WASHINGTON - America's top executives issued an ultimatum to Congressional leaders and the White House Tuesday:

Make a "market-credible" deal to avoid going over the fiscal cliff, even if it means raising tax rates.

A Who's Who of American CEOs belonging to the Business Roundtable specifically called for tax increases, as well as spending cuts and Social Security and Medicare reform in a brief but strongly worded letter to leaders of the U.S. Senate and House.

Included among the 163 chief executives warning against political paralysis were two from Minnesota: Omar Ishrak of Medtronic Inc. and Gregg Steinhafel of Target Corp.

Leading the corporate leaders' charge against a standoff that could scuttle a debt deal and force automatic spending cuts and tax increases on Jan. 1 was Dave Cote, CEO of Honeywell International Inc., whose company employs 3,000 Minnesotans.

"We don't need to go through another debt-ceiling debacle," Cote told reporters on a press call.

Earlier, the Roundtable had advocated extending the Bush-era tax cuts for a year to provide more time to work out a comprehensive spending and revenue plan.

No more.

"I think you'd find most businesspeople in favor of lower government spending, not higher spending, and lower taxes, not higher taxes," Cote said of the Roundtable's initial strategy. "But it gets to a point where you recognize it's important to compromise."

Reforming Medicare and Social Security are essential, he added. But part of the solution to the nation's debt problem "has to be tax increases. That's the only thing that allows a reasonable compromise to be reached."

Although they said a "market-credible" plan likely involved $3 trillion in budget cuts and $1 trillion in revenue increases, the CEOs on the call did not recommend a specific solution.

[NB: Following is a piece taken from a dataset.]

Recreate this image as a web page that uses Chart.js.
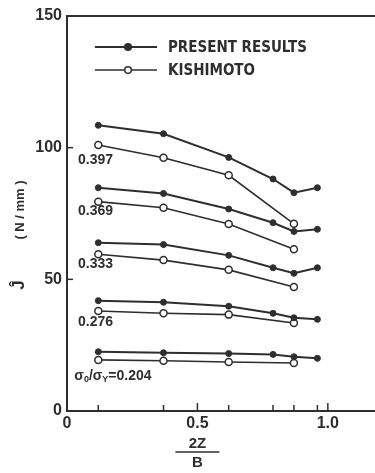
<!DOCTYPE html>
<html>
<head>
<meta charset="utf-8">
<script src="https://cdn.jsdelivr.net/npm/chart.js@4.4.1/dist/chart.umd.min.js"></script>
<style>
  html, body { margin: 0; padding: 0; overflow: hidden; background: #fff; }
  canvas { display: block; }
</style>
</head>
<body>
<canvas id="chart" width="390" height="473"></canvas>
<script>
// x positions (2Z/B)
const presentX = [0.12, 0.37, 0.62, 0.79, 0.87, 0.96];
const kishimotoX = [0.12, 0.37, 0.62, 0.87];

// J values (N/mm), one array per stress ratio
const present397 = [108.5, 105.3, 96.3, 88.1, 82.9, 84.8];
const present369 = [84.8, 82.6, 76.7, 71.5, 68.2, 69.0];
const present333 = [63.9, 63.2, 59.1, 54.4, 52.3, 54.4];
const present276 = [41.9, 41.3, 39.8, 37.1, 35.4, 34.8];
const present204 = [22.5, 22.1, 21.8, 21.5, 20.6, 20.0];

const kishimoto397 = [101.0, 96.2, 89.5, 71.1];
const kishimoto369 = [79.5, 77.2, 71.0, 61.4];
const kishimoto333 = [59.5, 57.3, 53.6, 47.1];
const kishimoto276 = [38.0, 37.1, 36.6, 33.4];
const kishimoto204 = [19.4, 19.1, 18.6, 18.2];

const ratioLabels = ["0.397", "0.369", "0.333", "0.276", "0.204"];
const labelY = [95.3, 76.0, 55.8, 33.8, 13.3];
const xTickValues = [0, 0.5, 1.0];
const yTickValues = [0, 50, 100, 150];
const minorXTicks = [0.12, 0.37, 0.62, 0.79, 0.87, 0.96];

const ink = "#2e2e2e";
const sans = "'Liberation Sans', Arial, sans-serif";
const toPoints = (xs, ys) => xs.map((x, i) => ({ x: x, y: ys[i] }));

const presentSets = [present397, present369, present333, present276, present204];
const kishimotoSets = [kishimoto397, kishimoto369, kishimoto333, kishimoto276, kishimoto204];

const datasets = [];
presentSets.forEach((ys, i) => {
  datasets.push({
    label: "PRESENT RESULTS " + ratioLabels[i],
    data: toPoints(presentX, ys),
    borderColor: ink,
    backgroundColor: ink,
    borderWidth: 2,
    pointRadius: 3,
    pointBorderWidth: 1,
    tension: 0
  });
});
kishimotoSets.forEach((ys, i) => {
  datasets.push({
    label: "KISHIMOTO " + ratioLabels[i],
    data: toPoints(kishimotoX, ys),
    borderColor: ink,
    backgroundColor: "#fff",
    borderWidth: 1.6,
    pointRadius: 3.5,
    pointBorderWidth: 1.5,
    tension: 0
  });
});

const decorations = {
  id: "decorations",
  afterDraw(chart) {
    const ctx = chart.ctx;
    const a = chart.chartArea;
    const xs = chart.scales.x;
    const ys = chart.scales.y;
    ctx.save();
    ctx.strokeStyle = ink;
    ctx.fillStyle = ink;

    // frame
    ctx.lineWidth = 2;
    ctx.strokeRect(a.left, a.top, a.right - a.left, a.bottom - a.top);

    // inner ticks
    ctx.lineWidth = 1.5;
    minorXTicks.concat([0.5, 1.0]).forEach(v => {
      const px = xs.getPixelForValue(v);
      const len = (v === 0.5 || v === 1.0) ? 8 : 6;
      ctx.beginPath();
      ctx.moveTo(px, a.bottom);
      ctx.lineTo(px, a.bottom - len);
      ctx.stroke();
    });
    [50, 100].forEach(v => {
      const py = ys.getPixelForValue(v);
      ctx.beginPath();
      ctx.moveTo(a.left, py);
      ctx.lineTo(a.left + 6, py);
      ctx.stroke();
    });

    // ratio labels
    ctx.font = "bold 14px " + sans;
    ctx.textBaseline = "middle";
    ctx.textAlign = "left";
    const lx = xs.getPixelForValue(0.042);
    for (let i = 0; i < 4; i++) {
      ctx.fillText(ratioLabels[i], lx, ys.getPixelForValue(labelY[i]));
    }
    // sigma0/sigmaY = 0.204
    let cx = xs.getPixelForValue(0.028);
    const cy = ys.getPixelForValue(labelY[4]);
    const part = (t, font, dy) => {
      ctx.font = font;
      ctx.fillText(t, cx, cy + dy);
      cx += ctx.measureText(t).width;
    };
    const main = "bold 14px " + sans;
    const sub = "bold 9px " + sans;
    part("σ", main, 0);
    part("0", sub, 4);
    part("/", main, 0);
    part("σ", main, 0);
    part("Y", sub, 4);
    part("=" + ratioLabels[4], main, 0);

    // legend
    const legendRows = [
      { text: "PRESENT RESULTS", y: 138.2, fill: ink, lw: 2 },
      { text: "KISHIMOTO", y: 129.5, fill: "#fff", lw: 1.6 }
    ];
    legendRows.forEach(r => {
      const py = ys.getPixelForValue(r.y);
      const x0 = xs.getPixelForValue(0.107);
      const x1 = xs.getPixelForValue(0.345);
      const xm = xs.getPixelForValue(0.234);
      ctx.lineWidth = r.lw;
      ctx.beginPath();
      ctx.moveTo(x0, py);
      ctx.lineTo(x1, py);
      ctx.stroke();
      ctx.beginPath();
      ctx.arc(xm, py, 3.3, 0, Math.PI * 2);
      ctx.fillStyle = r.fill;
      ctx.fill();
      ctx.lineWidth = 1.5;
      ctx.stroke();
      ctx.fillStyle = ink;
      ctx.font = "bold 15px 'Liberation Sans Narrow', 'DejaVu Sans Condensed', sans-serif";
      ctx.textAlign = "left";
      ctx.fillText(r.text, xs.getPixelForValue(0.387), py + 1);
    });

    // x axis title: 2Z / B
    const tx = xs.getPixelForValue(0.5);
    ctx.font = "bold 15px " + sans;
    ctx.textAlign = "center";
    ctx.fillText("2Z", tx, 444);
    ctx.lineWidth = 1.5;
    ctx.beginPath();
    ctx.moveTo(tx - 22, 452);
    ctx.lineTo(tx + 22, 452);
    ctx.stroke();
    ctx.fillText("B", tx, 463);

    // y axis title
    ctx.save();
    ctx.translate(20, 0);
    ctx.rotate(-Math.PI / 2);
    ctx.font = "bold 13px " + sans;
    ctx.textAlign = "center";
    ctx.fillText("( N / mm )", -210, 0);
    ctx.font = "bold 17px " + sans;
    ctx.fillText("Ĵ", -285, -1);
    ctx.restore();

    ctx.restore();
  }
};

new Chart(document.getElementById("chart"), {
  type: "line",
  data: { datasets: datasets },
  options: {
    responsive: false,
    animation: false,
    devicePixelRatio: 1,
    events: [],
    layout: { padding: { top: 16, right: 10, left: 0, bottom: 0 } },
    plugins: {
      legend: { display: false },
      tooltip: { enabled: false }
    },
    scales: {
      x: {
        type: "linear",
        min: 0,
        max: 1.2,
        afterBuildTicks: s => { s.ticks = xTickValues.map(v => ({ value: v })); },
        afterFit: s => { s.height = 62; },
        grid: { display: false, drawTicks: false },
        border: { display: false },
        ticks: {
          color: ink,
          padding: 3,
          font: { family: sans, size: 16, weight: "bold" },
          callback: v => (v === 0 ? "0" : v.toFixed(1))
        }
      },
      y: {
        min: 0,
        max: 150,
        afterBuildTicks: s => { s.ticks = yTickValues.map(v => ({ value: v })); },
        afterFit: s => { s.width = 67; },
        grid: { display: false, drawTicks: false },
        border: { display: false },
        ticks: {
          color: ink,
          padding: 5,
          font: { family: sans, size: 16, weight: "bold" }
        }
      }
    }
  },
  plugins: [decorations]
});
</script>
</body>
</html>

The controversial nature of suggesting a tax-rate increase was underscored when the International Franchise Association issued a statement calling the Roundtable CEOs "out of touch with what this country needs right now."

But Cote, General Electric CEO Jeffrey Immelt, Dow Chemical CEO Andrew Liveris and Eaton Corp. CEO Alexander Cutler left no doubt that they expected bold, comprehensive action. That includes corporate tax reform, although most deficit reduction plans foresee a decrease in the U.S. corporate tax rate in order to spur job growth.

Regardless of what happens, Roundtable President John Engler said businesses need more certainty in order to invest and create jobs, and going over the fiscal cliff is "job destruction."

The Roundtable's CEOs intend to drive home that point and others in the coming days with personal visits to Washington, as well as advertisements calling for comprehensive action.

Business Roundtable members run companies that employ a total of 16 million people, and on Tuesday the group pledged to get workers involved in lobbying for a debt deal.

The executives' broad public activism contrasts markedly with the behind-the-scenes work they tried with the debt-ceiling negotiations. In that case, partisan intransigence brought the country dangerously close to defaulting on its bills and caused chaos in the financial markets.

"The issue we run into is there are 536 independent contractors between the House, Senate and the president," Cote said. "Part of this process is bringing people along. But you can only do that for so long. ... If you have a system that's geared towards brinksmanship, sometimes you do go over the brink. We don't want that to happen."